Hamid menjelaskan secara kualitatif penurunan aksi teror bom terlihat dalam peledakan bom panci di Bandung beberapa waktu lalu, yang hanya menggunakan panci, bahan pembuat petasan dan baut serta paku.
Perangkat itu menurut dia kualitasnya jauh lebih rendah ketimbang bom rakitan berdaya ledak tinggi dan diledakkan bersama pelakunya dalam aksi yang pernah dilakukan Jamaah Al Islamiyah.
"Mereka membuat bom dari bahan peledak dari 1,2 ton aluminium nitrat dan paling kecil 120 kg high exsplosive" katanya.

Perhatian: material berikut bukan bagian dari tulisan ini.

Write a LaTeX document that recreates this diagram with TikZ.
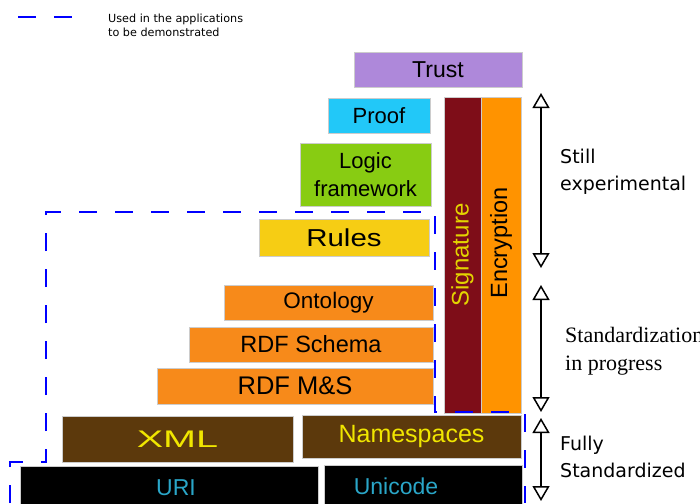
\documentclass[tikz,border=0pt]{standalone}
\usepackage{fontspec}
\usetikzlibrary{arrows.meta}
\newfontfamily\layerfont{Liberation Sans}
\newfontfamily\notefont{DejaVu Sans}
\newfontfamily\stdfont{Liberation Serif}
\newcommand{\setfs}[2]{\fontsize{#1}{#2}\selectfont}
\definecolor{trustc}{HTML}{AE88DA}
\definecolor{proofc}{HTML}{22C8F8}
\definecolor{logicc}{HTML}{88CC12}
\definecolor{sigc}{HTML}{7E0D18}
\definecolor{sigtext}{HTML}{E3D400}
\definecolor{encc}{HTML}{FF9300}
\definecolor{rulesc}{HTML}{F6CD14}
\definecolor{rdfc}{HTML}{F78A1A}
\definecolor{xmlc}{HTML}{5C390C}
\definecolor{xmltext}{HTML}{F0E600}
\definecolor{uritext}{HTML}{2AA6C8}
\begin{document}
\begin{tikzpicture}[x=1pt, y=-1pt,
  layer/.style={draw=black!20, line width=0.5pt, inner sep=0pt, font=\layerfont\setfs{22}{28}},
  usedline/.style={blue, line width=2pt, dash pattern=on 18pt off 18pt},
  spanarrow/.style={line width=1.5pt, {Triangle[open, width=17pt, length=15pt]}-{Triangle[open, width=17pt, length=15pt]}},
  note/.style={font=\notefont\setfs{19}{23}, anchor=base west, inner sep=0pt}]
  \useasboundingbox (0,0) rectangle (700,503);
  \clip (0,0) rectangle (700,503);
  % legend
  \coordinate (legA) at (18,17);
  \coordinate (legB) at (72,17);
  \draw[usedline] (legA) -- (legB);
  \node[note, font=\notefont\setfs{11.2}{14}] (legend1) at (108,23) {Used in the applications};
  \node[note, font=\notefont\setfs{11.2}{14}] (legend2) at (108,37) {to be demonstrated};
  % upper layers
  \node[layer, fill=trustc, minimum width=168pt, minimum height=35pt, font=\layerfont\setfs{23}{28}] (trust) at (438,69.5) {Trust};
  \node[layer, fill=proofc, minimum width=102pt, minimum height=35pt] (proof) at (379,115.5) {Proof};
  \node[layer, fill=logicc, minimum width=131pt, minimum height=63pt, align=center] (logic) at (365.5,174.5) {Logic\\framework};
  \node[layer, fill=sigc, text=sigtext, rotate=90, minimum width=316pt, minimum height=37pt, font=\layerfont\setfs{24}{28}] (signature) at (462.5,255) {Signature};
  \node[layer, fill=encc, rotate=90, minimum width=316pt, minimum height=40pt] (encryption) at (501,255) {};
  \node[rotate=90, inner sep=0pt, font=\layerfont\setfs{23.5}{28}] (encryptiontxt) at (501,243) {Encryption};
  \node[layer, fill=rulesc, minimum width=170pt, minimum height=37pt, font=\layerfont\setfs{24.5}{30}] (rules) at (344,237.5) {\scalebox{1.2}[1]{Rules}};
  % rdf layers
  \node[layer, fill=rdfc, minimum width=209pt, minimum height=35pt, font=\layerfont\setfs{22.5}{28}] (ontology) at (328.5,302.5) {Ontology};
  \node[layer, fill=rdfc, minimum width=244pt, minimum height=35pt, font=\layerfont\setfs{23.5}{28}] (rdfs) at (311,344.5) {RDF Schema};
  \node[layer, fill=rdfc, minimum width=276pt, minimum height=36pt, font=\layerfont\setfs{25.5}{28}] (rdfms) at (295,386) {RDF M\&S};
  % base layers
  \node[layer, fill=xmlc, text=xmltext, minimum width=231pt, minimum height=46pt, font=\layerfont\setfs{24}{28}] (xml) at (177.5,439) {\scalebox{1.65}[1]{XML}};
  \node[layer, fill=xmlc, text=xmltext, minimum width=219pt, minimum height=43pt, font=\layerfont\setfs{25}{28}] (namespaces) at (411.5,436.5) {Namespaces};
  \node[layer, fill=black, minimum width=298pt, minimum height=56pt] (uri) at (169,494) {};
  \node[text=uritext, inner sep=0pt, font=\layerfont\setfs{23}{28}] (uritxt) at (176,488) {URI};
  \node[layer, fill=black, minimum width=198pt, minimum height=56pt] (unicode) at (423,493) {};
  \node[text=uritext, inner sep=0pt, font=\layerfont\setfs{23}{28}] (unicodetxt) at (396,486) {Unicode};
  % region used in the applications
  \draw[usedline] (10,503) -- (10,462) -- (46,462) -- (46,212) -- (435,212) -- (435,412) -- (525,412) -- (525,503);
  % maturity ranges
  \coordinate (exptop) at (541,93);
  \coordinate (expbot) at (541,268);
  \coordinate (progtop) at (541,285);
  \coordinate (progbot) at (541,412);
  \coordinate (fulltop) at (541,418);
  \coordinate (fullbot) at (541,501);
  \draw[spanarrow] (exptop) -- (expbot);
  \draw[spanarrow] (progtop) -- (progbot);
  \draw[spanarrow] (fulltop) -- (fullbot);
  \node[note] (still) at (560,163) {Still};
  \node[note] (exper) at (560,190) {experimental};
  \node[note, font=\stdfont\setfs{22}{26}] (stdz) at (565,342) {Standardization};
  \node[note, font=\stdfont\setfs{22}{26}] (inprog) at (565,370) {in progress};
  \node[note] (fully) at (560,450) {Fully};
  \node[note] (fullstd) at (560,477) {Standardized};
\end{tikzpicture}
\end{document}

Belakangan, menurut BNPT, pelaku teror juga terlihat ragu menjalankan aksinya.
"Dulu kematian menjadi sebagai tujuan, kita sebut Heri Gulun dan Asmar Latin Sani. Mati saat eksekusi, mati saat konfrontasi, dan mati saat aksi adalah tujuan. Sekarang penuh dengan keragu-raguan," kata Hamid.
Dari segi kuantitatif, ia menjelaskan, sepanjang 2016-2017 hanya ada enam aksi teros di Indonesia dan empat di antaranya dijalankan oleh pelaku lama.
"Kalau kita mundur ke belakang, tahun 2002 sampai 2015, terdapat 1.400 lebih kasus yang terjadi, orang-orang yang pernah terlibat tindak pidana kasus terorisme," katanya.
Menurut dia, penurunan kasus terorisme terjadi berkat penegakan hukum serta keberhasilan upaya pemerintah mencegah munculnya ancaman terorisme sejak dini.
"Pendekatan penegakan hukum yang tidak hentinya, setiap orang yang terindikasi dan memiliki dua barang bukti langsung dicari dan ditangkap, ini mampu menghambat rencana para teroris," kata dia.